Ilustrasi kesedihan Anggun Anggraini atas meninggalnya sang putra Afif Maulana

Penulis: Jay Akbar*

Editor: Akbar Wijaya

"Dalam negara hukum, keadilan adalah prinsip utama yang harus dipegang teguh. Tanpa keadilan, hukum akan kehilangan makna dan legitimasi di mata rakyat." (Soepomo)

Tidak ada duka yang lebih dalam selain duka seorang ibu yang kehilangan anaknya. Bagi seorang ibu, hilangnya nyawa seorang anak bukan sekadar angka atau berita; dia adalah pupusnya harapan dan cita-cita masa depan yang dirawat sejak dalam kandungan.

Pada 9 Juni 2024, Anggun Anggriani merasakan duka yang tak terperi ketika putranya, Afif Maulana, ditemukan tewas di bawah jembatan Sungai Batang Kuranji, Padang, dengan luka-luka tubuh yang mencurigakan. Itu hari Afif Maulana ditemukan tewas dengan kondisi yang mengundang tanda tanya pihak keluarga.

Awalnya pihak kepolisian menyebut kematian Afif disebabkan karena ia melompat dari jembatan, lalu berubah menjadi terpeleset dari jembatan, dan terakhir disebabkan karena patah tulang.

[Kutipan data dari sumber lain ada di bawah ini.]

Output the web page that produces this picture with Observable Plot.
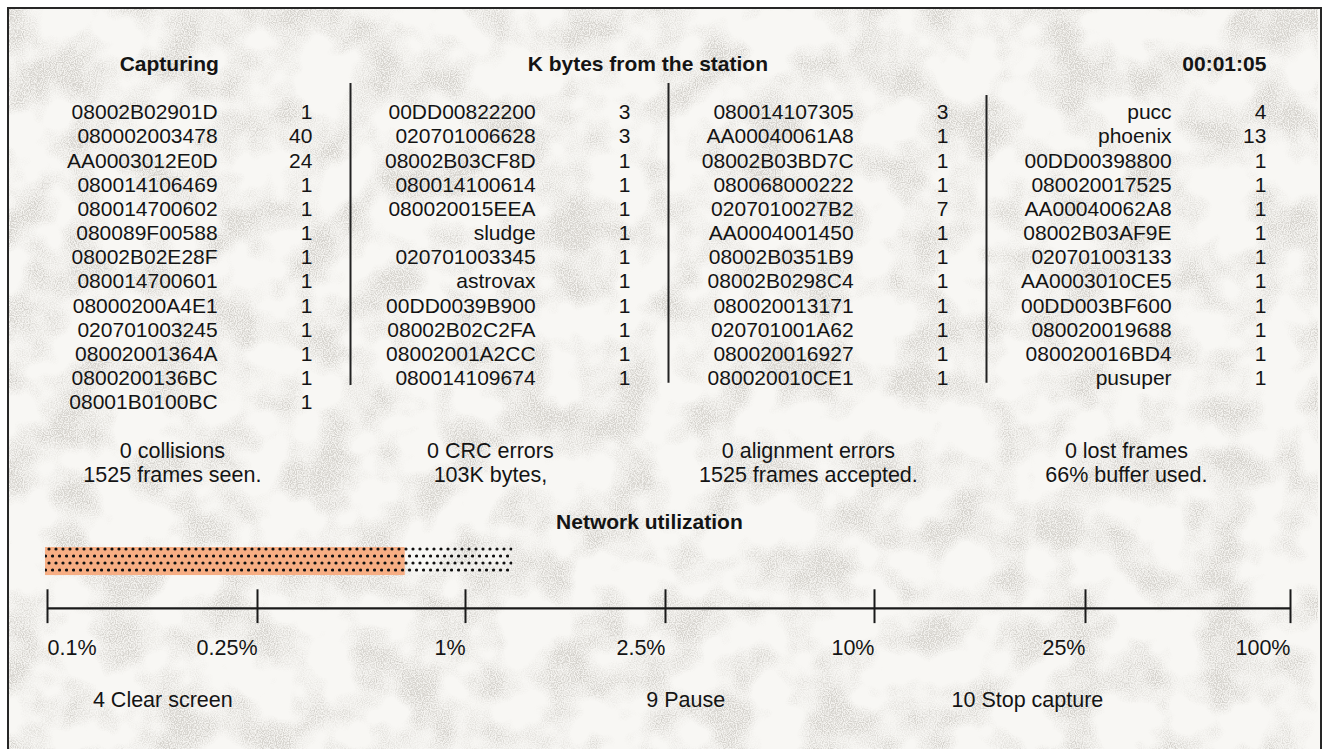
<!DOCTYPE html>
<html>
<head>
<meta charset="utf-8">
<script src="https://cdn.jsdelivr.net/npm/d3@7"></script>
<script src="https://cdn.jsdelivr.net/npm/@observablehq/plot@0.6"></script>
<style>
  html, body { margin: 0; padding: 0; background: #ffffff; }
  #stage { position: relative; width: 1328px; height: 749px; overflow: hidden; background: #ffffff; }
  #frame { position: absolute; left: 7px; top: 7px; width: 1311px; height: 800px; border: 2px solid #262626; background: #f8f7f4; }
  #tex { position: absolute; left: 0; top: 0; }
  .layer { position: absolute; left: 0; top: 0; }
  .layer svg { max-width: none !important; }
</style>
</head>
<body>
<div id="stage">
  <div id="frame"></div>
  <svg id="tex" width="1328" height="749">
    <defs>
      <filter id="mottle" x="0" y="0" width="100%" height="100%">
        <feTurbulence type="fractalNoise" baseFrequency="0.02" numOctaves="3" seed="11" result="low"/>
        <feColorMatrix in="low" type="matrix" values="0 0 0 0 0.62  0 0 0 0 0.60  0 0 0 0 0.56  2.6 0 0 0 -1.05" result="blotch"/>
        <feTurbulence type="fractalNoise" baseFrequency="0.85" numOctaves="1" seed="3" result="hi"/>
        <feColorMatrix in="hi" type="matrix" values="0 0 0 0 0.55  0 0 0 0 0.53  0 0 0 0 0.50  3.0 0 0 0 -1.1" result="speck"/>
        <feComposite in="speck" in2="blotch" operator="arithmetic" k1="1.2" k2="0" k3="0.2" k4="0" result="mix"/>
      </filter>
    </defs>
    <rect x="9" y="9" width="1309" height="740" fill="#000" filter="url(#mottle)" opacity="0.45"/>
  </svg>
  <div id="plotA" class="layer"></div>
  <div id="plotB" class="layer"></div>
</div>
<script>
// ---------- DATA ----------
const headerCapturing = "Capturing";
const headerKBytes = "K bytes from the station";
const elapsedTime = "00:01:05";

const col1Stations = ["08002B02901D","080002003478","AA0003012E0D","080014106469","080014700602","080089F00588","08002B02E28F","080014700601","08000200A4E1","020701003245","08002001364A","0800200136BC","08001B0100BC"];
const col1KBytes = [1,40,24,1,1,1,1,1,1,1,1,1,1];
const col2Stations = ["00DD00822200","020701006628","08002B03CF8D","080014100614","080020015EEA","sludge","020701003345","astrovax","00DD0039B900","08002B02C2FA","08002001A2CC","080014109674"];
const col2KBytes = [3,3,1,1,1,1,1,1,1,1,1,1];
const col3Stations = ["080014107305","AA00040061A8","08002B03BD7C","080068000222","0207010027B2","AA0004001450","08002B0351B9","08002B0298C4","080020013171","020701001A62","080020016927","080020010CE1"];
const col3KBytes = [3,1,1,1,7,1,1,1,1,1,1,1];
const col4Stations = ["pucc","phoenix","00DD00398800","080020017525","AA00040062A8","08002B03AF9E","020701003133","AA0003010CE5","00DD003BF600","080020019688","080020016BD4","pusuper"];
const col4KBytes = [4,13,1,1,1,1,1,1,1,1,1,1];

const statLine1 = ["0 collisions","0 CRC errors","0 alignment errors","0 lost frames"];
const statLine2 = ["1525 frames seen.","103K bytes,","1525 frames accepted.","66% buffer used."];

const utilTitle = "Network utilization";
const utilTicks = [0.1, 0.25, 1, 2.5, 10, 25, 100];
const utilTickLabels = ["0.1%","0.25%","1%","2.5%","10%","25%","100%"];
const utilCurrent = 0.79;   // orange bar (percent)
const utilPeak = 1.37;      // dotted extent (percent)

const keyNumbers = [4, 9, 10];
const keyLabels = ["Clear screen","Pause","Stop capture"];

// ---------- LAYOUT (not data) ----------
const keyX = [0.19, 1.93, 2.89];
const utilRange = [47, 257, 465, 665, 874, 1085, 1290];  // screen positions of the scale breakpoints
const FONT = "'Liberation Sans', Arial, Helvetica, sans-serif";
const INK = "#141414";

// ---------- BUILD TABLE ----------
const groups = [
  [col1Stations, col1KBytes],
  [col2Stations, col2KBytes],
  [col3Stations, col3KBytes],
  [col4Stations, col4KBytes]
];
const tableRows = groups.flatMap(([names, counts], g) =>
  names.map((name, row) => ({group: g, row, name, count: counts[row]})));
const stats = statLine1.map((t, g) => ({group: g, top: t, bottom: statLine2[g]}));
const keys = keyNumbers.map((n, i) => ({x: keyX[i], text: `${n} ${keyLabels[i]}`}));
const dividers = [{x: 1, y1: -1.2, y2: 11.3}, {x: 2, y1: -1.2, y2: 11.2}, {x: 3, y1: -0.7, y2: 11.2}];

const yScale = {domain: [0, 12], range: [112, 402], axis: null};

const plotA = Plot.plot({
  width: 1328, height: 749, margin: 0,
  style: {background: "transparent", fontFamily: FONT, color: INK, overflow: "visible"},
  x: {domain: [0, 4], range: [32, 1304], axis: null},
  y: yScale,
  marks: [
    Plot.text([headerCapturing], {x: 0.43, y: -2, text: d => d, fontWeight: "bold", fontSize: 21, textAnchor: "middle"}),
    Plot.text([headerKBytes], {x: 1.935, y: -2, text: d => d, fontWeight: "bold", fontSize: 21, textAnchor: "middle"}),
    Plot.text([elapsedTime], {x: 3.88, y: -2, text: d => d, fontWeight: "bold", fontSize: 21, textAnchor: "end"}),
    Plot.text(tableRows, {x: d => d.group + 0.582, y: "row", text: "name", fontSize: 21, textAnchor: "end"}),
    Plot.text(tableRows, {x: d => d.group + 0.88, y: "row", text: d => String(d.count), fontSize: 21, textAnchor: "end"}),
    Plot.ruleX(dividers, {x: "x", y1: "y1", y2: "y2", stroke: "#222", strokeWidth: 2}),
    Plot.text(stats, {x: d => d.group + 0.44, y: 14, text: "top", fontSize: 21.5, textAnchor: "middle"}),
    Plot.text(stats, {x: d => d.group + 0.44, y: 15, text: "bottom", fontSize: 21.5, textAnchor: "middle"}),
    Plot.text([utilTitle], {x: 1.94, y: 16.96, text: d => d, fontWeight: "bold", fontSize: 21, textAnchor: "middle"}),
    Plot.text(keys, {x: "x", y: 24.3, text: "text", fontSize: 21.5, textAnchor: "start"})
  ]
});
document.getElementById("plotA").append(plotA);

// ---------- UTILIZATION BAR ----------
const util = [{lo: utilTicks[0], current: utilCurrent, peak: utilPeak}];
const tickRows = utilTicks.map((v, i) => ({v, label: utilTickLabels[i], first: i === 0}));

const plotB = Plot.plot({
  width: 1328, height: 749, margin: 0,
  style: {background: "transparent", fontFamily: FONT, color: INK, overflow: "visible"},
  x: {type: "linear", domain: utilTicks, range: utilRange, axis: null},
  y: yScale,
  marks: [
    Plot.rect(util, {x1: "lo", x2: "current", y1: 18.0, y2: 19.16, fill: "#f7ae84", dx: -2}),
    Plot.rect(util, {x1: "lo", x2: "peak", y1: 18.0, y2: 19.16, fill: "url(#dots)", dx: -2}),
    Plot.ruleY([20.52], {x1: utilTicks[0], x2: utilTicks[utilTicks.length - 1], stroke: "#1a1a1a", strokeWidth: 2.2}),
    Plot.ruleX(utilTicks, {y1: 19.75, y2: 21.15, stroke: "#1a1a1a", strokeWidth: 2}),
    Plot.text(tickRows.filter(d => d.first), {x: "v", y: 22.18, text: "label", fontSize: 21.5, textAnchor: "start"}),
    Plot.text(tickRows.filter(d => !d.first), {x: "v", y: 22.18, text: "label", fontSize: 21.5, textAnchor: "end"})
  ]
});
const defs = d3.select(plotB).insert("defs", ":first-child");
const pat = defs.append("pattern").attr("id", "dots").attr("patternUnits", "userSpaceOnUse")
  .attr("width", 7).attr("height", 14);
pat.append("circle").attr("cx", 2).attr("cy", 3).attr("r", 1.6).attr("fill", "#111");
pat.append("circle").attr("cx", 5.5).attr("cy", 10).attr("r", 1.6).attr("fill", "#111");
document.getElementById("plotB").append(plotB);
</script>
</body>
</html>
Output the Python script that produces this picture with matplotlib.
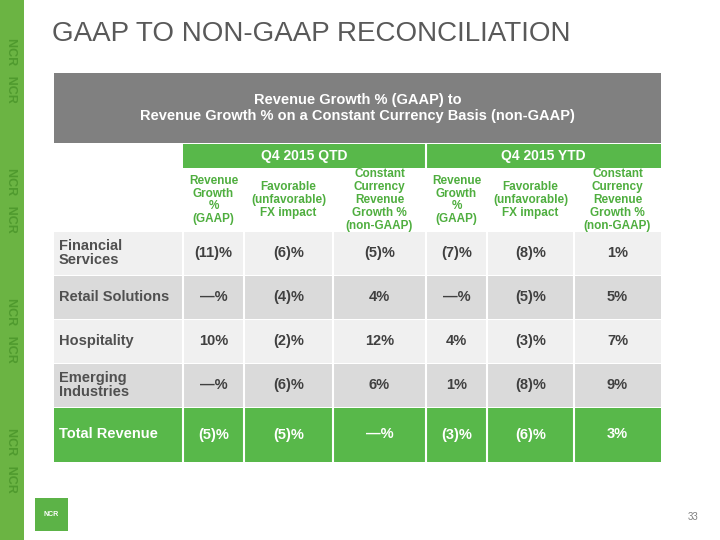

Keluarga Afif, terutama sang ayah, dengan tegas membantah klaim tersebut. Ia yakin-seyakinnya Afif tidak melompat apalagi terpeleset dari jembatan dan jatuh hingga patah tulang. Karena menurutnya tak ada tanda-tanda yang menguatkan hal itu di tubuh Afif.

Kejanggalan-Kejanggalan Polisi

Kematian Afif menimbulkan banyak tanda besar bukan semata karena perkara keterangan kepolisian terus berubah, namun juga karena sejumlah kejanggalan lain yang susul-menyusul.

Salah satu kejanggalan paling mencolok dalam kasus ini adalah tidak adanya rekaman CCTV yang bisa memperkuat klaim polisi. Meski Kapolda Sumatera Barat telah menjanjikan salinan hasil autopsi dan rekaman CCTV, hingga kini keluarga Afif belum menerima bukti tersebut. Ketiadaan rekaman CCTV menambah ketidakjelasan dan menciptakan kesan bahwa pihak kepolisian tidak transparan dalam menangani kasus ini.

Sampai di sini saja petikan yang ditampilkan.